The change means there will be no exceptions to hunting with archery equipment on a firearms hunting license.

Christl Theriault, assistant to the department commissioner, said the change was “partly to address the fact that there wasn’t a consistent requirement for archery hunters to take the archery safety course.”

“It didn’t make sense that we were requiring some folks to take archery safety courses during expanded archery season with deer, when they could turn around and hunt with their archery equipment under their firearms hunting license,” Theriault said. “One of the simplest ways to change that was to require the license for archery hunting.”

Paul Brook, owner of Woodman’s Sporting Goods on Main Street in Norway, said the effects of the new law will be minimal and not much of a burden on hunters.

“It will probably cost (some hunters) a little more money, because now, they’ll have to take the time to get an archery license, and to get one, they’ll have to take an archery hunting class, which costs money, too,” Brook said.
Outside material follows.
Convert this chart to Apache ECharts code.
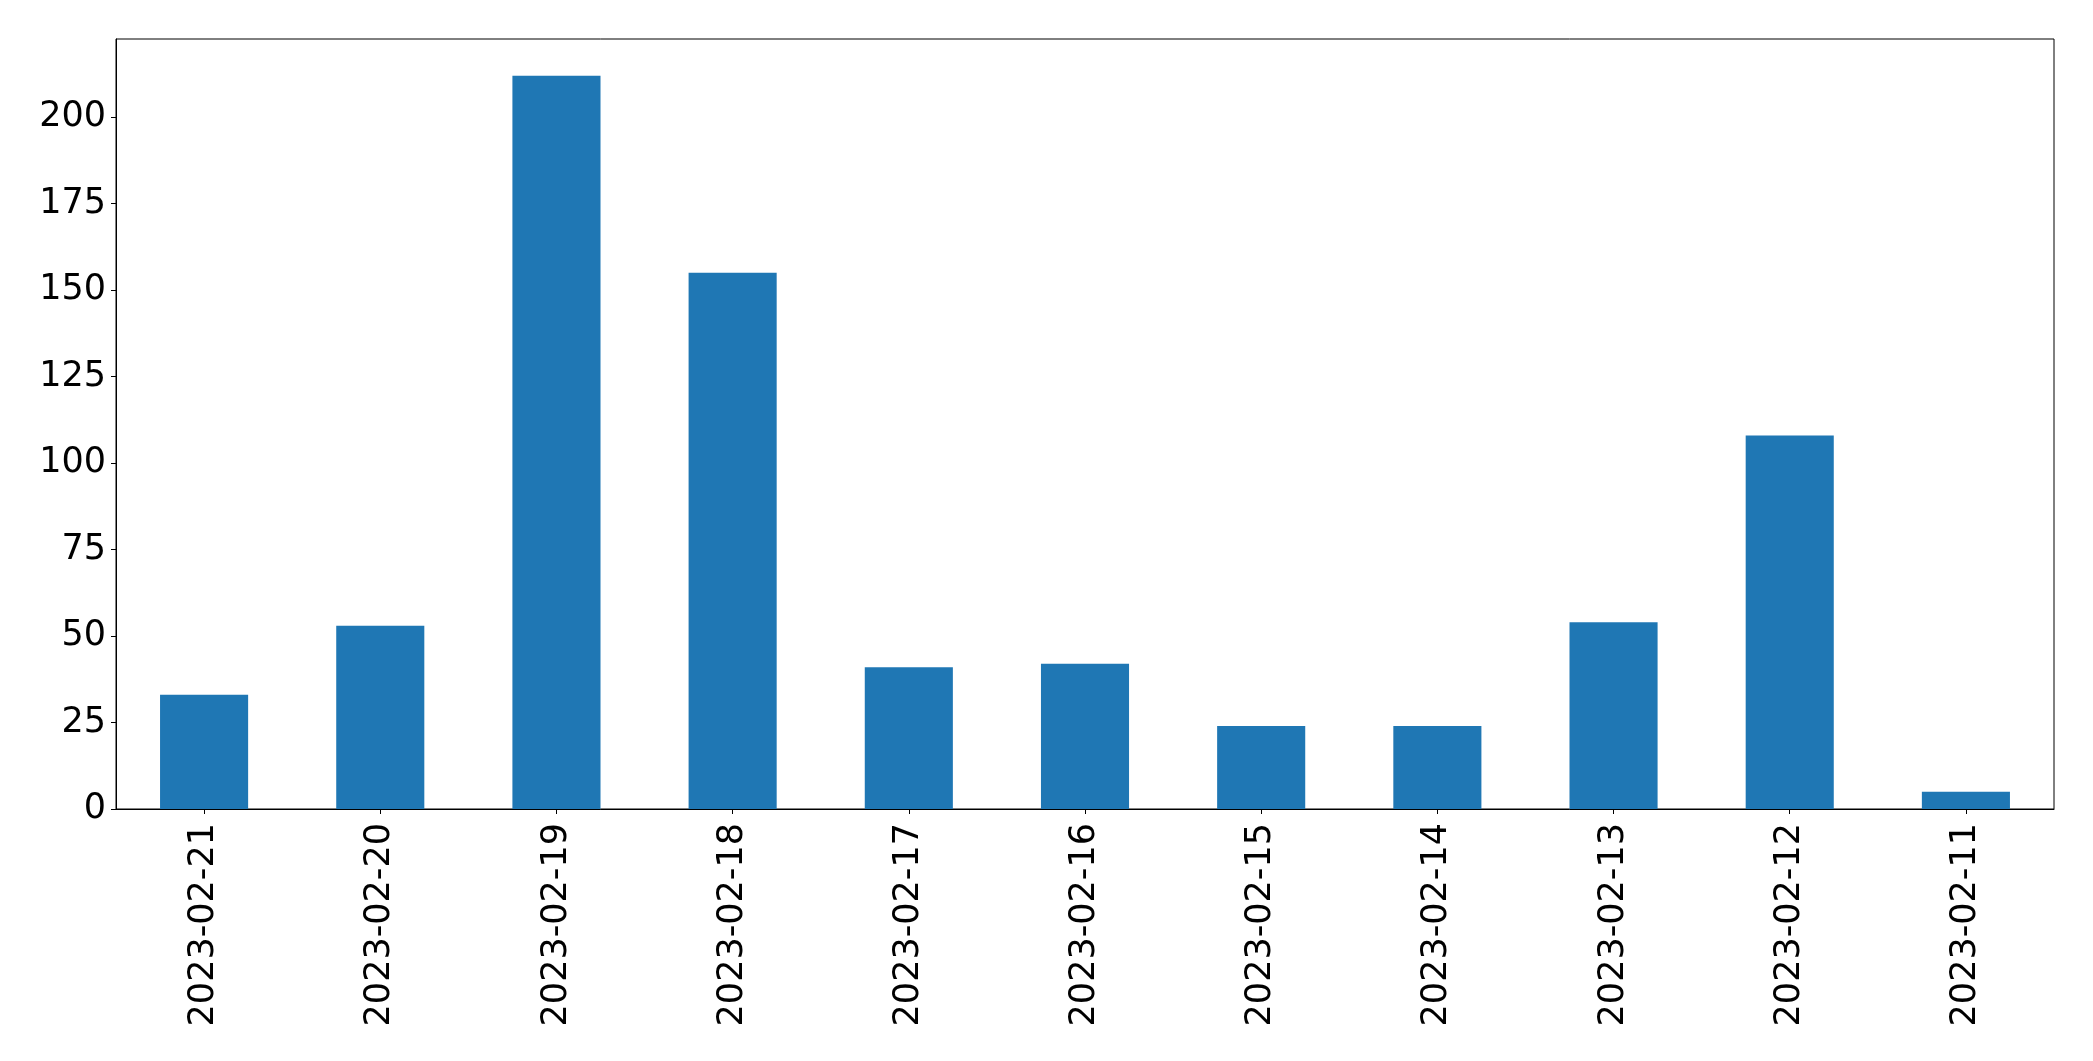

A lot of the people who have been archery hunting have already gotten their license, he said, and the number of archery hunters in Oxford Hills has declined in recent years.

“To be a successful bow hunter, you have to be more skillful,” he said. “There’s a lot more to it than shooting a rifle.”

Sylvia Bosse, president of the Norway-Paris Fish & Game Association, agreed with Brook about the impact of the law on local hunters.

“The law will likely have little to no impact at all, because most archery hunters have already taken their hunter safety test,” she said.

She said archery hunting is still going strong, with younger people and women making up a lot of it.

“We run archery classes at our Fish and Game Club at least once a year,” Bosse said. “It seems like younger people are more into the skill and stealth of archery hunting.”

The Department of Inland Fisheries and Wildlife said people seeking an archery hunting license should show proof of having successfully completed a bow-hunter education course, or show proof of having held an adult archery license in any year after 1979.